Thanks! :-D They are about two years old. They belonged to a friend of mine, she was very fond of them but felt she was unable to give them time they needed, so I adopted them. 

I'm currently trying to bond them with my other two Guinea Pigs, (without much success) They are currently living in different cages. If anyone has any experience bonding adult Guinea Pigs, I would be really grateful for any advice you can offer. I've got three females and a neutered male.


Here's one more photo of them ;-)


----------



## Indigo Betta (Sep 27, 2012)

Heres more photos of the guinea pigs


----------



## Rosebud975 (Mar 26, 2014)

Awww... There so adorable!!! Unfortunately I've never had Guinean pigs, but I hope someone more knowledgable will answer the questions


----------



## tromboneplaya (Jul 7, 2010)

Those are the prettiest guinea pigs! Such beautiful coats!


----------



## Indigo Betta (Sep 27, 2012)

Thank you! Their fur is lovely and soft, but needs a lot of brushing to keep it nice. I love to stick flowers and ribbons in their hair to make them look girly :mrgreen:


----------



## Bettacrab (Jun 30, 2013)

I like those photos you make me. You drew 5 of my bettas. Your work is truly stunning. Anytime anyone comes over my house, they see your framed artwork. Everyone thinks it is beatiful. I have some more requests, can you draw the following fish please.

Viper



Ice





Bastille




Bastille and Viper (divided tank)





Luna



Yang





In memorial of RIP twizler





Aphrodite




Other animals

Oliver






Hunter



Spike




Crazyhermitcrab_



Sammy


----------



## Indigo Betta (Sep 27, 2012)

Bettacrab said:


> I like those photos you make me. You drew 5 of my bettas. Your work is truly stunning. Anytime anyone comes over my house, they see your framed artwork. Everyone thinks it is beatiful. I have some more requests, can you draw the following fish please.

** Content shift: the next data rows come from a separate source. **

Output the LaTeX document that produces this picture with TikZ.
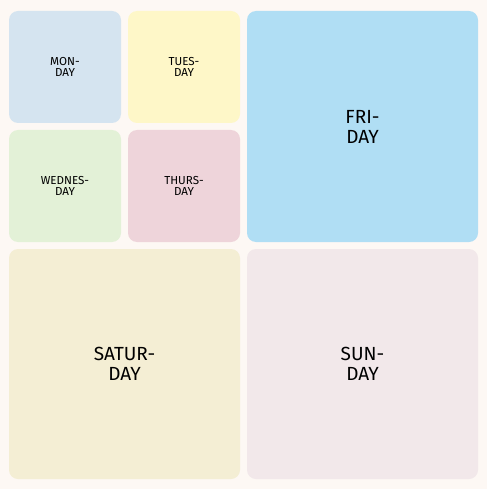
\documentclass[tikz,border=0pt]{standalone}
\usepackage{fontspec}
\setmainfont{Fira Sans}
\definecolor{bgc}{HTML}{FDF8F4}
\definecolor{monc}{HTML}{D5E4F0}
\definecolor{tuec}{HTML}{FEF7C8}
\definecolor{wedc}{HTML}{E3F1D7}
\definecolor{thuc}{HTML}{EED4DA}
\definecolor{fric}{HTML}{B0DEF4}
\definecolor{satc}{HTML}{F4EED4}
\definecolor{sunc}{HTML}{F2E8EA}
\begin{document}
\begin{tikzpicture}[x=1pt,y=-1pt,
  daybox/.style={rounded corners=9pt, inner sep=0pt, outer sep=0pt, align=center, text=black},
  smallday/.style={daybox, minimum width=112pt, minimum height=112pt, font=\fontsize{11.6}{11.5}\selectfont},
  bigday/.style={daybox, minimum width=231pt, minimum height=230pt, font=\fontsize{19}{20}\selectfont}]
\fill[bgc] (0,0) rectangle (487,489);
\useasboundingbox (0,0) rectangle (487,489);
\node[smallday, fill=monc] (mon) at (65,67) {MON-\\DAY};
\node[smallday, fill=tuec] (tue) at (184,67) {TUES-\\DAY};
\node[smallday, fill=wedc] (wed) at (65,186) {WEDNES-\\DAY};
\node[smallday, fill=thuc] (thu) at (184,186) {THURS-\\DAY};
\node[bigday, minimum height=231pt, fill=fric] (fri) at (362.5,126.5) {FRI-\\DAY};
\node[bigday, fill=satc] (sat) at (124.5,364) {SATUR-\\DAY};
\node[bigday, fill=sunc] (sun) at (362.5,364) {SUN-\\DAY};
\end{tikzpicture}
\end{document}
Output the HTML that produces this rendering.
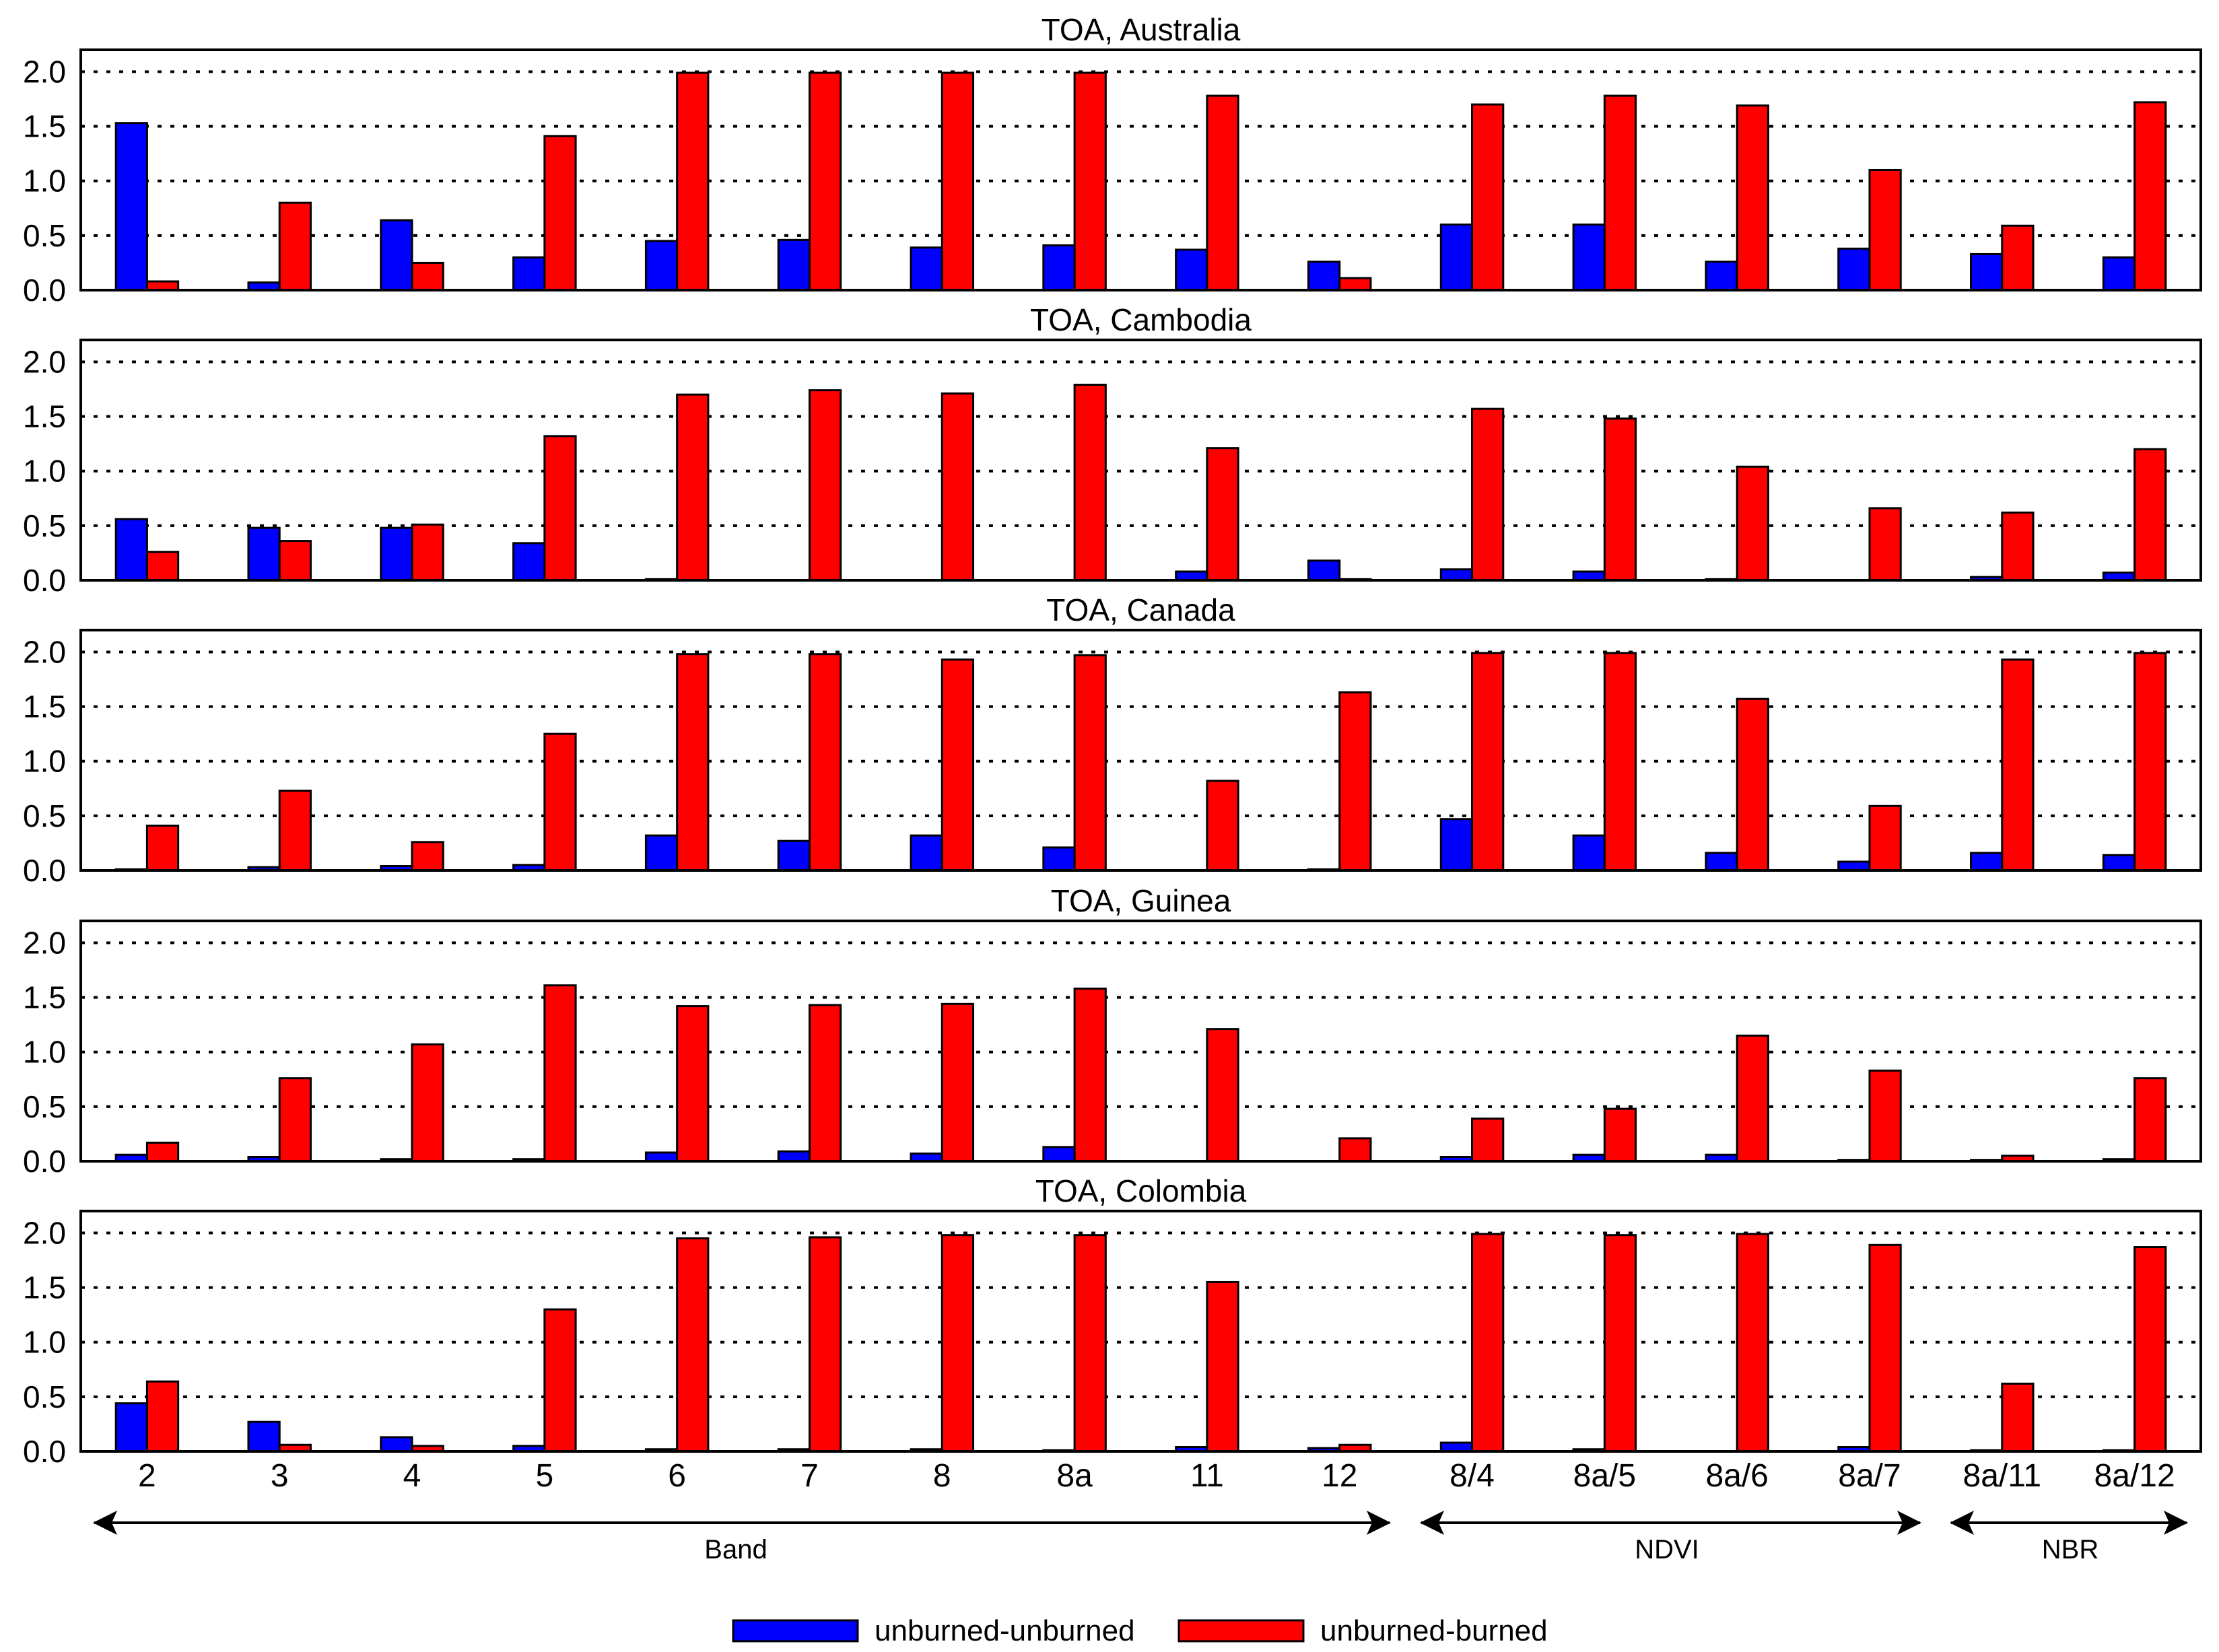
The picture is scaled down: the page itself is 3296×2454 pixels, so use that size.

Hello there, thank you for your compliment, you are very kind :-D I'll have a go at drawing some of your pets starting with the Bettas, might take me a little while though as I have quite a few requests at the moment. Again thank you so much for your kind words, its really made me happy that you think my work is good enough to put on your wall! :-D


----------



## Bettacrab (Jun 30, 2013)

Your work is amazing. It's breathtaking you Make the fish look real. It's just beatiful.


----------